PESTLE分析とは、下記の言葉の頭文字を取っています。
・Political(政治的)
・Economic(経済的)
・Sociological(社会的)
・Technological(技術的)
・Legal(法的)
・Environmental(環境的)
ある人が何かについて発言した時、そこにはPESTLEが指す言葉の影響を受けていることが多いのです。

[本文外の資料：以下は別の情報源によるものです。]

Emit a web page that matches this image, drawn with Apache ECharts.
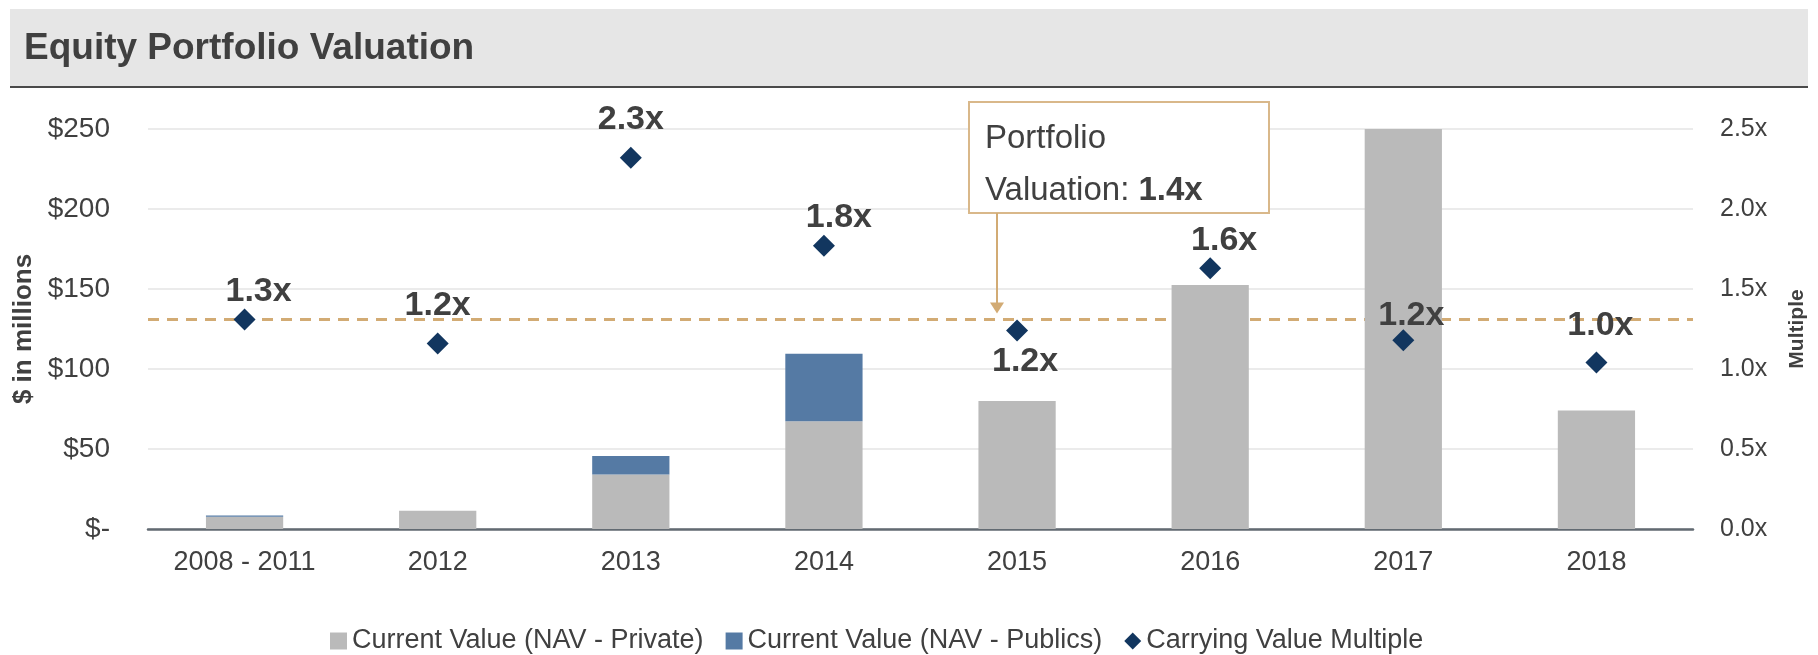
<!DOCTYPE html>
<html>
<head>
<meta charset="utf-8">
<script src="https://cdn.jsdelivr.net/npm/echarts@6/dist/echarts.min.js"></script>
<style>
  html, body { margin: 0; padding: 0; background: #ffffff; }
  #chart { width: 1818px; height: 655px; }
</style>
</head>
<body>
<div id="chart"></div>
<script>
// ---- Data ----
const categories = ['2008 - 2011', '2012', '2013', '2014', '2015', '2016', '2017', '2018'];
const navPrivate = [7.7, 11.4, 34, 67.3, 80, 152.5, 250.5, 74];
const navPublics = [0.8, 0, 11.6, 42.3, 0, 0, 0, 0];
const carryingMultiple = [1.31, 1.16, 2.32, 1.77, 1.24, 1.63, 1.18, 1.04];
const leftTicks = [0, 50, 100, 150, 200, 250];
const rightTicks = [0, 0.5, 1.0, 1.5, 2.0, 2.5];
const portfolioLineValue = 1.31;
const portfolioLabel = '1.4x';
const seriesNames = ['Current Value (NAV - Private)', 'Current Value (NAV - Publics)', 'Carrying Value Multiple'];
const titleText = 'Equity Portfolio Valuation';

// ---- Label placement (style only, keyed by category) ----
const labelBelow = { '2015': true };
const labelShift = {
  '2008 - 2011': [14, 0], '2012': [0, -10], '2013': [0, -10], '2014': [15, 0],
  '2015': [8, 0], '2016': [14, 0], '2017': [8, 3], '2018': [4, -9]
};

const FONT = "'Liberation Sans Narrow', 'Arial Narrow', 'Liberation Sans', Arial, sans-serif";
const TXT = '#404040';
const TAN = '#d2ab74';

const chart = echarts.init(document.getElementById('chart'), null, { renderer: 'canvas' });

const scatterData = carryingMultiple.map((v, i) => {
  const c = categories[i];
  return {
    value: v,
    label: {
      position: labelBelow[c] ? 'bottom' : 'top',
      distance: labelBelow[c] ? 3 : 0,
      offset: labelShift[c] || [10, 0]
    }
  };
});

const option = {
  backgroundColor: '#ffffff',
  animation: false,
  textStyle: { fontFamily: FONT },
  grid: { left: 148, right: 125, top: 129, bottom: 126, containLabel: false },
  legend: {
    left: 325,
    top: 620,
    itemWidth: 17,
    itemHeight: 17,
    itemGap: 22,
    textStyle: { fontFamily: FONT, fontSize: 27, color: TXT, lineHeight: 32 },
    data: [
      { name: seriesNames[0], icon: 'rect' },
      { name: seriesNames[1], icon: 'rect' },
      { name: seriesNames[2], icon: 'diamond' }
    ]
  },
  xAxis: {
    type: 'category',
    data: categories,
    axisLine: { show: true, lineStyle: { color: '#626a72', width: 2.5 } },
    axisTick: { show: false },
    axisLabel: { fontFamily: FONT, fontSize: 27, color: TXT, margin: 20, interval: 0 }
  },
  yAxis: [
    {
      type: 'value',
      min: leftTicks[0],
      max: leftTicks[leftTicks.length - 1],
      interval: leftTicks[1] - leftTicks[0],
      name: '$ in millions',
      nameLocation: 'middle',
      nameRotate: 90,
      nameGap: 106,
      nameTextStyle: { fontFamily: FONT, fontSize: 26, fontWeight: 'bold', color: TXT },
      axisLine: { show: false },
      axisTick: { show: false },
      splitLine: { show: true, lineStyle: { color: '#e4e4e4', width: 1.5 } },
      axisLabel: {
        fontFamily: FONT, fontSize: 28, color: TXT, margin: 38,
        formatter: v => v === 0 ? '$-' : '$' + v
      }
    },
    {
      type: 'value',
      min: rightTicks[0],
      max: rightTicks[rightTicks.length - 1],
      interval: rightTicks[1] - rightTicks[0],
      name: 'Multiple',
      nameLocation: 'middle',
      nameRotate: 90,
      nameGap: 94,
      nameTextStyle: { fontFamily: FONT, fontSize: 21, fontWeight: 'bold', color: TXT },
      axisLine: { show: false },
      axisTick: { show: false },
      splitLine: { show: false },
      axisLabel: {
        fontFamily: FONT, fontSize: 25, color: TXT, margin: 27,
        formatter: v => v.toFixed(1) + 'x'
      }
    }
  ],
  series: [
    {
      name: seriesNames[0],
      type: 'bar',
      stack: 'nav',
      barWidth: '40%',
      yAxisIndex: 0,
      itemStyle: { color: '#bababa' },
      data: navPrivate
    },
    {
      name: seriesNames[1],
      type: 'bar',
      stack: 'nav',
      barWidth: '40%',
      yAxisIndex: 0,
      itemStyle: { color: '#557aa4' },
      data: navPublics
    },
    {
      name: seriesNames[2],
      type: 'scatter',
      yAxisIndex: 1,
      symbol: 'diamond',
      symbolSize: 22,
      itemStyle: { color: '#12365f', opacity: 1 },
      z: 5,
      label: {
        show: true,
        position: 'top',
        fontFamily: FONT,
        fontSize: 34,
        fontWeight: 'bold',
        color: TXT,
        opacity: 1,
        formatter: p => p.value.toFixed(1) + 'x'
      },
      markLine: {
        silent: true,
        symbol: ['none', 'none'],
        label: { show: false },
        lineStyle: { color: TAN, type: [11, 8], width: 3, opacity: 1 },
        z: 1,
        data: [{ yAxis: portfolioLineValue }]
      },
      data: scatterData
    }
  ]
};

chart.setOption(option);

// ---- Title band and annotation (layout graphics) ----
const tip = chart.convertToPixel({ xAxisIndex: 0, yAxisIndex: 1 }, ['2015', portfolioLineValue]);
const ax = Math.round(tip[0]) - 20;
const tipY = tip[1] - 6;
const boxLeft = ax - 28, boxTop = 102, boxW = 300, boxH = 111;

chart.setOption({
  graphic: [
    {
      type: 'rect', shape: { x: 10, y: 9, width: 1798, height: 78 },
      style: { fill: '#e6e6e6' }, z: 0, silent: true
    },
    {
      type: 'line', shape: { x1: 10, y1: 87, x2: 1808, y2: 87 },
      style: { stroke: '#4a4a4a', lineWidth: 2 }, z: 1, silent: true
    },
    {
      type: 'text', x: 24, y: 49,
      style: {
        text: titleText, fontFamily: FONT, fontSize: 37, fontWeight: 'bold',
        fill: TXT, verticalAlign: 'middle', align: 'left'
      }, z: 2
    },
    {
      type: 'rect', shape: { x: boxLeft, y: boxTop, width: boxW, height: boxH },
      style: { fill: '#ffffff', stroke: '#d9b88a', lineWidth: 2 }, z: 10, silent: true
    },
    {
      type: 'text', x: boxLeft + 16, y: boxTop + 11,
      style: {
        text: '{n|Portfolio}\n{n|Valuation: }{b|' + portfolioLabel + '}',
        verticalAlign: 'top', align: 'left',
        rich: {
          n: { fontFamily: FONT, fontSize: 33, fill: TXT, color: TXT, lineHeight: 52 },
          b: { fontFamily: FONT, fontSize: 33, fontWeight: 'bold', fill: TXT, color: TXT, lineHeight: 52 }
        }
      }, z: 11
    },
    {
      type: 'line', shape: { x1: ax, y1: boxTop + boxH, x2: ax, y2: tipY - 10 },
      style: { stroke: TAN, lineWidth: 2 }, z: 10, silent: true
    },
    {
      type: 'polygon', shape: { points: [[ax - 7, tipY - 11], [ax + 7, tipY - 11], [ax, tipY]] },
      style: { fill: TAN }, z: 10, silent: true
    }
  ]
});
</script>
</body>
</html>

どういうことか具体的に見ていきましょう。例えば「私、トイアンナが男女平等を推す」のは……
・Political(政治的)にリベラルよりで
・Economic(経済的)には裕福な国の生まれで
・Sociological(社会的)に周りも働く女性が多い環境に生きていて
・Technological(技術的)に女性でも働きやすい頭脳労働を選べて
・Legal(法的)に女性でも労働できる法律の元に暮らしていて
・Environmental(環境的)に女性の活躍が推進されている
という社会に生きているという背景や考えがあるからです。
クリティカルシンキングを鍛えるには、まずこういった考え方があるということを知ることから始めましょう。
ステップ2:PESTLE分析で物事を考え、意見を持つ
PESTLE分析について理解したら、次は人の発言を(自分の発言も!)PESTLEの枠に当てはめて考えてみましょう。
この世に偏っていない人なんていないことが分かってくると思います。
例えば、「幼い女性と恋愛したがる成人男性」をロリコンと呼ぶのは、日本では女性の成人年齢が20歳(2022年からは18歳)で、そもそも違法だし、社会的にも批判されるから……なんて考えがありますよね。
ですが、対象の少女が13歳で、13歳が成人年齢の国だったら?
たとえ13歳でも、法で認められていて、さらに双方が結婚したいと心の底から願っていたらダメなのでしょうか?
なんてふうに、自分の頭に元々セットされている枠組みを取っ払って考えるのが、クリティカルシンキングです。
その上で「やっぱり、13歳の女性が結婚できる仕組みはおかしい」という意見を持つのもOK。ただし、その理由は「それが社会的にも認められている国」に住んでいる人も説得できる内容にした方がいいでしょう。
クリティカルシンキングを身に付けると、生きるのがラクになる
正直、日本でクリティカルシンキングが広まるのはまだ先だと思っています(この記事の参考にするため、いくつかクリティカルシンキングに関する記事を読みましたが、どれもロジカルシンキングについて書かれた記事ばかりでした……)。
ですが、クリティカルシンキングを身に付けると、生きるのはきっとラクになります。
相性が悪い上司であっても「こういう思いがあって発言しているんだな」と一歩引いて考えられますし、自分の意見にも固執しないからです。
クリティカルシンキングに興味が湧いた方は、ぜひ本なら『改訂3版 グロービスMBAクリティカル・シンキング』を読むか、クリティカルシンキングを学べる研修を受けてみてください。